Ugandan Pediatric HIV/AIDS Conference Cites Lack of Access to Antiretrovirals, High Rates of Mother-to-Child Transmission
About 12,000 of the 50,000 HIV-positive children in Uganda who are in need of antiretroviral therapy are receiving the treatment, delegates said on Wednesday during the second annual national pediatric HIV/AIDS conference in Kampala, Uganda, the Monitor reports. According to the Monitor, there are currently 110,000 HIV-positive children living in the country (Kirunda, Monitor, 8/21).
First lady Janet Museveni at the conference said that despite increasing access among adults to HIV prevention, care and treatment in Uganda, the number of children accessing the services remains low. "Access to care and treatment for children still falls far below that of adults," Museveni said, adding that out of Uganda's 310 antiretroviral clinics, only 174 provide the drugs for children. "The children also need psycho-social support, which is also limited," Museveni added (Bugembe, New Vision, 8/20). According to Museveni, "This horrendous scenario is something that we must address without flinching" (Monitor, 8/21).
Kihumuro Apuuli, director-general of the Uganda AIDS Commission, also told the conference that efforts to reduce new HIV cases among children in the country should start with prevention of mother-to-child transmission (New Vision, 8/20). Every year, 22% of new HIV cases in Uganda -- or 25,000 cases -- are the result of MTCT, according to Apuuli, with 91,000 HIV-positive women becoming pregnant annually (Monitor, 8/21).

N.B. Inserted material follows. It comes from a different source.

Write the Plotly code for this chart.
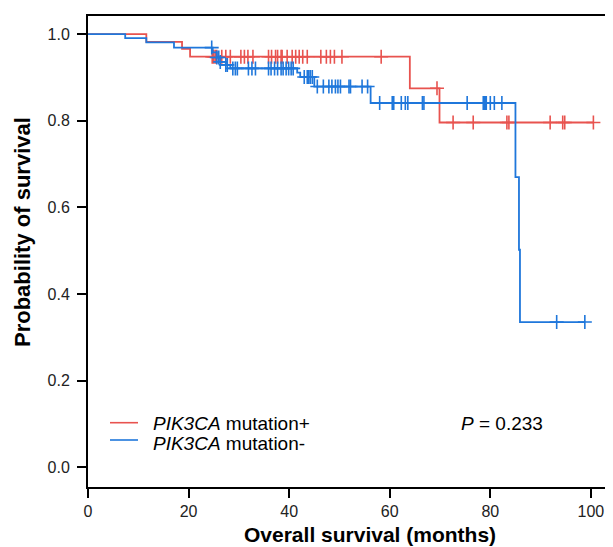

Some people in Uganda were "born in an AIDS-free generation," Apuuli said, adding, "It is our moral responsibility to ensure that our children and grandchildren are born and remain free from HIV/AIDS" (New Vision, 8/20). In addition, Apuuli said it is possible for Uganda to reduce the number of HIV cases among children but added that "[p]olitical will needs to be re-energized." Conference Official Phillipa Musoke said that although there have been "pockets" of success in pediatric HIV/AIDS efforts, much progress still needs to be made (Monitor, 8/21).